A home equity loan is often overlooked as a funding option for your child’s college education.
If you’re worrying about how you’ll pay for your child’s education or a degree of your own, you may want to consider a home equity loan as one of your options. Typically, college educations are funded with savings, grants, scholarships and federal or private student loans. But a home equity loan for tuition may also be an option that fits your situation.
With a home equity loan, you borrow money against the equity you have in your home. Equity is the difference between the market value of your home and what you owe on your mortgage. For example, if the market value of your home is $250,000 and you owe $190,000, you have $60,000 in equity.
Check out these advantages and risks involved with home equity loans.
Advantages of a home equity loan in helping pay for college
Why use a home equity loan when student loans are available? There are limits on how much you can borrow each year through federal student loan programs. A home equity loan can make up the difference if you need additional funds.
Unlike other types of loans, home equity loans often have longer terms. Additionally, they may have lower fixed interest rates than student or other loans. Talk to a U.S. Bank lender to learn more, or start by getting a home equity rate estimate on your home.
A HELOC might be better for your needs
Depending on your situation, a home equity line of credit (HELOC) might be an better option to help pay for college. These lines of credit work much like home equity loans, but with a HELOC, you get approved for a line amount, then you borrow only what you need, when you need it. Usually, you get a special access card or checks that let you draw from available credit whenever you need to. This might be an easier option for making tuition payments each semester. In addition, HELOCs offer flexible monthly payment options during the draw period, which may include interest only payments for qualified borrowers or a percentage of the outstanding balance.
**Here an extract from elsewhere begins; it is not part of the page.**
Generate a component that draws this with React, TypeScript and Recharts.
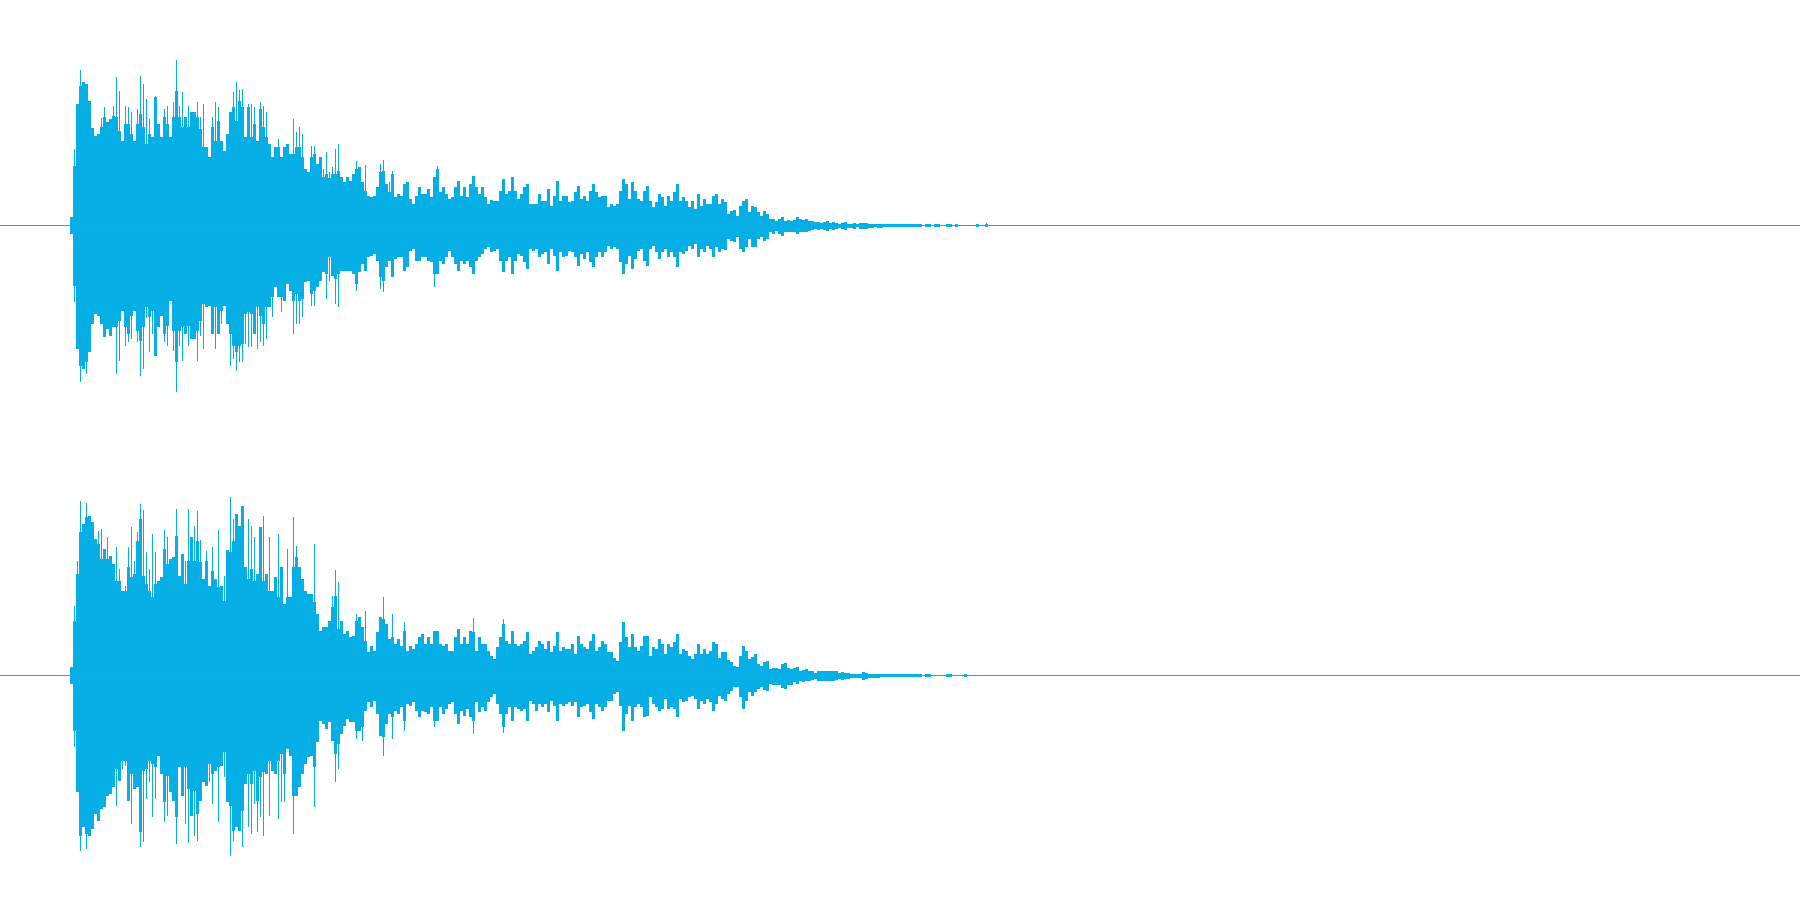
import { BarChart, Bar, XAxis, YAxis, ReferenceLine } from 'recharts';

// waveform envelope, one column per 3px of the picture, first column sits at x=69
const COLOR = '#06aee6';
const LINE_COLOR = '#00b2ee';
const COLUMNS = 600;
const LEAD_IN = 23;

const topUpper = [
  9, 60, 122, 140, 144, 142, 125, 98, 90, 92,
  99, 109, 104, 107, 110, 109, 95, 85, 102, 102,
  92, 85, 102, 112, 99, 82, 92, 89, 129, 102,
  89, 109, 102, 89, 109, 135, 109, 99, 109, 99,
  114, 114, 109, 97, 79, 79, 69, 99, 85, 105,
  85, 75, 92, 114, 119, 105, 125, 119, 89, 119,
  89, 102, 85, 117, 99, 89, 82, 69, 79, 79,
  69, 79, 82, 72, 72, 79, 79, 69, 57, 54,
  69, 72, 62, 69, 49, 52, 48, 52, 52, 55,
  49, 44, 49, 45, 52, 57, 59, 44, 35, 30,
  29, 30, 39, 54, 55, 42, 34, 52, 29, 32,
  30, 42, 44, 27, 22, 30, 39, 32, 32, 37,
  29, 49, 57, 34, 39, 32, 27, 29, 39, 45,
  30, 39, 29, 42, 50, 39, 32, 39, 29, 22,
  26, 25, 25, 35, 47, 32, 35, 49, 35, 27,
  32, 39, 42, 22, 22, 22, 32, 25,
  25, 37, 20, 30, 45, 25, 30, 30, 24, 25,
  34, 40, 27, 30, 25, 35, 42, 34, 29, 30,
  30, 19, 22, 20, 22, 35, 47, 42, 27, 44,
  35, 27, 25, 35, 40, 25, 19, 24, 32, 29,
  20, 30, 25, 34, 42, 25, 29, 25, 19, 25,
  17, 32, 20, 27, 22, 22, 30, 32, 22, 27,
  24, 12, 15, 16, 10, 20, 25, 27, 14, 20,
  19, 14, 10, 15, 12, 7, 7, 5, 7, 9,
  5, 6, 5, 6, 9, 7, 6, 7, 5, 5,
  4, 4, 3, 4, 5, 3, 4, 3,
  2, 3, 4, 2, 2, 3, 1.5, 3, 3, 3, 2, 2, 1.5, 2, 2, 1.5,
  1.5, 1.5, 1.5, 1.5, 1.5, 1.5, 1.5, 1.5, 1.5, 1.5, 1.5, 1.5, 0, 1.5, 1.5, 0, 1.5,
  1.5, 0, 0, 1.5, 1.5, 0, 1.5, 0, 0, 0, 0, 0, 0, 1.5, 0, 0, 1.5,
];

const topLower = [
  8, 60, 123, 140, 143, 136, 126, 98, 88, 90,
  98, 111, 103, 110, 101, 101, 95, 85, 101, 108,
  90, 85, 105, 115, 101, 81, 91, 85, 130, 101,
  90, 108, 100, 75, 105, 136, 105, 101, 108, 100,
  113, 113, 105, 95, 78, 81, 80, 108, 81, 108,
  85, 80, 98, 108, 120, 126, 120, 118, 88, 86,
  88, 108, 81, 90, 98, 81, 81, 71, 61, 71,
  71, 75, 58, 65, 75, 68, 75, 73, 56, 55,
  68, 65, 61, 55, 46, 48, 31, 50, 53, 48,
  45, 45, 45, 45, 48, 58, 46, 38, 45, 31,
  30, 28, 35, 51, 55, 41, 35, 51, 33, 31,
  31, 45, 41, 25, 23, 35, 35, 31, 31, 35,
  36, 48, 48, 35, 38, 31, 25, 31, 38, 45,
  35, 38, 35, 41, 48, 35, 31, 28, 23, 21,
  26, 25, 23, 35, 46, 35, 31, 48, 35, 28,
  30, 36, 43, 23, 25, 23, 31, 28,
  26, 38, 23, 30, 45, 26, 31, 30, 25, 26,
  31, 40, 28, 33, 26, 36, 41, 31, 26, 31,
  26, 20, 23, 21, 23, 36, 48, 38, 30, 43,
  33, 25, 23, 35, 40, 23, 20, 26, 33, 26,
  23, 31, 26, 31, 41, 26, 28, 25, 20, 23,
  18, 31, 23, 26, 20, 23, 31, 21, 26, 23,
  24, 13, 15, 16, 11, 23, 26, 21, 13, 21,
  21, 13, 11, 15, 13, 6, 8, 5, 8, 10,
  6, 6, 6, 6, 8, 6, 6, 6, 5, 4,
  3, 4, 3, 4, 5, 3, 4, 3,
  2, 3, 4, 2, 2, 3, 1.5, 3, 3, 3, 2, 2, 1.5, 2, 2, 1.5,
  1.5, 1.5, 1.5, 1.5, 1.5, 1.5, 1.5, 1.5, 1.5, 1.5, 1.5, 1.5, 0, 1.5, 1.5, 0, 1.5,
  1.5, 0, 0, 1.5, 1.5, 0, 1.5, 0, 0, 0, 0, 0, 0, 1.5, 0, 0, 1.5,
];

const bottomUpper = [
  9, 55, 102, 144, 152, 159, 160, 154, 137, 132,
  117, 127, 117, 120, 112, 95, 95, 85, 85, 109,
  99, 102, 135, 157, 100, 92, 85, 79, 92, 95,
  99, 127, 112, 117, 119, 140, 100, 122, 92, 115,
  139, 115, 135, 114, 97, 115, 90, 105, 97, 89,
  90, 75, 126, 124, 135, 162, 150, 170, 109, 97,
  107, 95, 102, 149, 95, 102, 85, 85, 99, 79,
  109, 72, 79, 79, 109, 119, 109, 97, 85, 82,
  82, 74, 62, 45, 49, 49, 55, 69, 80, 47,
  55, 42, 45, 39, 40, 55, 59, 49, 35, 24,
  30, 25, 44, 59, 57, 52, 37, 39, 32, 37,
  30, 45, 25, 30, 27, 32, 39, 42, 32, 39,
  32, 45, 45, 32, 30, 32, 25, 25, 39, 47,
  32, 39, 32, 45, 44, 25, 39, 32, 32, 25,
  20, 17, 29, 39, 52, 35, 32, 45, 32, 30,
  32, 35, 44, 22, 25, 29, 35, 32,
  27, 35, 24, 30, 44, 25, 29, 27, 27, 32,
  22, 40, 32, 29, 27, 35, 42, 25, 29, 35,
  32, 24, 24, 18, 15, 34, 54, 39, 29, 42,
  29, 25, 30, 40, 40, 20, 29, 27, 37, 32,
  22, 32, 29, 34, 42, 22, 27, 25, 20, 17,
  22, 32, 22, 27, 22, 25, 34, 32, 18, 24,
  24, 16, 14, 10, 9, 20, 30, 25, 17, 19,
  22, 12, 10, 14, 15, 7, 8, 8, 7, 12,
  13, 8, 7, 8, 9, 5, 6, 7, 5, 5,
  3, 5, 5, 5, 5, 5, 5, 5,
  3, 4, 3, 3, 2, 2, 2, 2, 4, 3, 2, 2, 2, 2, 1.5, 1.5,
  1.5, 1.5, 1.5, 1.5, 1.5, 1.5, 1.5, 1.5, 1.5, 1.5, 1.5, 1.5, 0, 1.5, 1.5, 0, 0,
  0, 0, 0, 1.5, 1.5, 0, 0, 0, 0, 1.5, 0, 0, 0, 0, 0, 0, 0,
];

const bottomLower = [
  8, 55, 116, 160, 151, 158, 160, 153, 138, 145,
  133, 131, 120, 118, 111, 93, 105, 85, 85, 125,
  98, 113, 111, 156, 95, 93, 85, 88, 91, 80,
  98, 126, 100, 116, 125, 141, 91, 120, 91, 113,
  140, 115, 138, 125, 106, 110, 88, 98, 95, 91,
  90, 76, 126, 130, 155, 151, 155, 135, 108, 98,
  108, 95, 125, 101, 96, 98, 85, 95, 98, 85,
  78, 98, 73, 80, 120, 120, 111, 98, 88, 81,
  80, 91, 66, 45, 48, 53, 46, 65, 78, 68,
  58, 50, 43, 46, 46, 55, 55, 51, 35, 26,
  31, 25, 38, 60, 61, 48, 38, 41, 35, 38,
  31, 45, 28, 30, 26, 35, 41, 35, 36, 38,
  31, 45, 45, 31, 38, 33, 28, 26, 38, 48,
  35, 40, 33, 41, 45, 26, 36, 31, 35, 26,
  21, 18, 28, 38, 51, 38, 31, 45, 31, 33,
  35, 33, 45, 25, 28, 35, 28, 31,
  28, 36, 25, 30, 45, 28, 30, 28, 26, 30,
  26, 41, 31, 30, 28, 36, 43, 28, 31, 35,
  31, 25, 25, 18, 16, 30, 55, 38, 30, 45,
  31, 28, 31, 41, 40, 21, 28, 31, 35, 33,
  23, 33, 31, 33, 41, 23, 26, 25, 21, 20,
  23, 33, 25, 28, 23, 26, 35, 28, 20, 23,
  25, 18, 15, 11, 11, 21, 33, 25, 16, 20,
  16, 13, 11, 14, 15, 8, 9, 9, 9, 12,
  13, 9, 9, 6, 8, 5, 6, 5, 5, 4,
  3, 5, 5, 5, 5, 5, 5, 4,
  3, 4, 3, 3, 2, 2, 2, 2, 4, 3, 2, 2, 2, 2, 1.5, 1.5,
  1.5, 1.5, 1.5, 1.5, 1.5, 1.5, 1.5, 1.5, 1.5, 1.5, 1.5, 1.5, 0, 1.5, 1.5, 0, 0,
  0, 0, 0, 1.5, 1.5, 0, 0, 0, 0, 1.5, 0, 0, 0, 0, 0, 0, 0,
];

// thin one-pixel peaks standing out of the envelope: [column, amplitude]
const topUpperPeaks = [
  [1, 77], [3, 156], [10, 108], [11, 119], [14, 120], [15, 149], [16, 135], [18, 120], [19, 119], [20, 114],
  [22, 117], [23, 150], [24, 142], [25, 127], [26, 107], [28, 130], [31, 117], [32, 120], [34, 124], [35, 166],
  [36, 120], [37, 134], [39, 120], [42, 124], [43, 109], [44, 122], [47, 109], [48, 124], [49, 119], [54, 134],
  [55, 144], [56, 136], [57, 137], [59, 122], [60, 122], [61, 119], [63, 124], [64, 120], [65, 114], [69, 87],
  [74, 107], [75, 94], [76, 99], [77, 92], [80, 80], [81, 80], [84, 57], [85, 74], [86, 54], [87, 59],
  [88, 77], [89, 82], [95, 65], [98, 61], [103, 62], [104, 66], [106, 44], [107, 55], [122, 60], [305, 3],
];
const topLowerPeaks = [
  [1, 76], [3, 156], [5, 148], [15, 148], [16, 135], [18, 120], [19, 116], [20, 113], [22, 116], [23, 150],
  [24, 143], [25, 92], [26, 126], [27, 108], [31, 116], [32, 120], [34, 125], [35, 166], [36, 120], [37, 135],
  [39, 120], [42, 135], [43, 110], [44, 123], [48, 123], [50, 98], [53, 140], [54, 133], [55, 145], [56, 136],
  [57, 136], [58, 118], [59, 121], [60, 121], [62, 123], [63, 116], [64, 120], [65, 113], [67, 91], [70, 86],
  [74, 108], [75, 98], [76, 98], [77, 91], [80, 80], [81, 80], [85, 73], [86, 55], [88, 78], [89, 81],
  [95, 65], [103, 63], [104, 66], [121, 61],
];
const bottomUpperPeaks = [
  [1, 70], [2, 115], [3, 175], [5, 173], [9, 145], [10, 147], [12, 139], [15, 129], [16, 107], [18, 90],
  [19, 129], [20, 149], [21, 115], [22, 144], [23, 172], [24, 166], [25, 124], [26, 107], [27, 142], [28, 124],
  [31, 146], [32, 139], [35, 167], [38, 115], [39, 167], [41, 150], [42, 165], [43, 136], [45, 125], [47, 129],
  [49, 146], [51, 100], [53, 179], [54, 157], [59, 157], [60, 150], [61, 139], [64, 160], [66, 139], [69, 142],
  [72, 127], [74, 159], [75, 130], [81, 132], [87, 80], [88, 106], [89, 94], [95, 62], [98, 65], [104, 79],
  [107, 62], [111, 54], [134, 58], [144, 57],
];
const bottomLowerPeaks = [
  [1, 71], [3, 175], [5, 173], [15, 130], [17, 93], [18, 90], [20, 148], [23, 171], [24, 166], [25, 123],
  [26, 106], [27, 141], [28, 123], [31, 146], [32, 140], [35, 168], [38, 148], [39, 167], [41, 160], [42, 165],
  [46, 106], [47, 128], [49, 146], [51, 101], [53, 180], [54, 165], [57, 171], [59, 151], [60, 158], [61, 128],
  [62, 156], [63, 141], [64, 160], [66, 140], [69, 143], [70, 126], [71, 126], [74, 158], [81, 131], [88, 106],
  [89, 93], [95, 63], [97, 65], [104, 80], [107, 63], [111, 55], [121, 51], [134, 58], [144, 57],
];

const buildChannel = (upper: number[], lower: number[], upPeaks: number[][], lowPeaks: number[][]) => {
  const up = new Map(upPeaks.map(([c, v]) => [c, v]));
  const low = new Map(lowPeaks.map(([c, v]) => [c, v]));
  return Array.from({ length: COLUMNS }, (_, col) => {
    const i = col - LEAD_IN;
    const hasPeak = up.has(i) || low.has(i);
    return {
      col,
      body: i >= 0 && i < upper.length ? [-(lower[i] ?? 0), upper[i]] : null,
      peak: hasPeak ? [-(low.get(i) ?? 0), up.get(i) ?? 0] : null,
    };
  });
};

function Channel({ data, top }: { data: any[]; top: number }) {
  return (
    <div style={{ position: 'absolute', left: 0, top }}>
      <BarChart
        width={1800}
        height={451}
        data={data}
        margin={{ top: 0.5, right: 0, bottom: 0.5, left: 0 }}
        barCategoryGap={0}
        barGap={-2}
      >
        <XAxis dataKey="col" hide />
        <YAxis domain={[-225, 225]} hide />
        <ReferenceLine y={0} stroke={LINE_COLOR} strokeWidth={1} />
        <Bar dataKey="body" fill={COLOR} barSize={3} isAnimationActive={false} shapeRendering="crispEdges" />
        <Bar dataKey="peak" fill={COLOR} barSize={1} isAnimationActive={false} shapeRendering="crispEdges" />
      </BarChart>
    </div>
  );
}

export default function App() {
  return (
    <div style={{ position: 'absolute', left: 0, top: 0, width: 1800, height: 900, background: '#fff', overflow: 'hidden' }}>
      <Channel data={buildChannel(topUpper, topLower, topUpperPeaks, topLowerPeaks)} top={0} />
      <Channel data={buildChannel(bottomUpper, bottomLower, bottomUpperPeaks, bottomLowerPeaks)} top={450} />
    </div>
  );
}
Whether you decide on a home equity loan or a HELOC, you can often access funds within days of signing the paperwork to help pay for college.
Look before you leap
Although home equity loans and lines of credit come with advantages, it’s important to understand the risks. The most important one is that if you default, you could be putting your home at risk.
Both home equity loans and lines of credit are secured by your home. So before you make a final decision, make sure you have realistic plans for paying back what you borrow.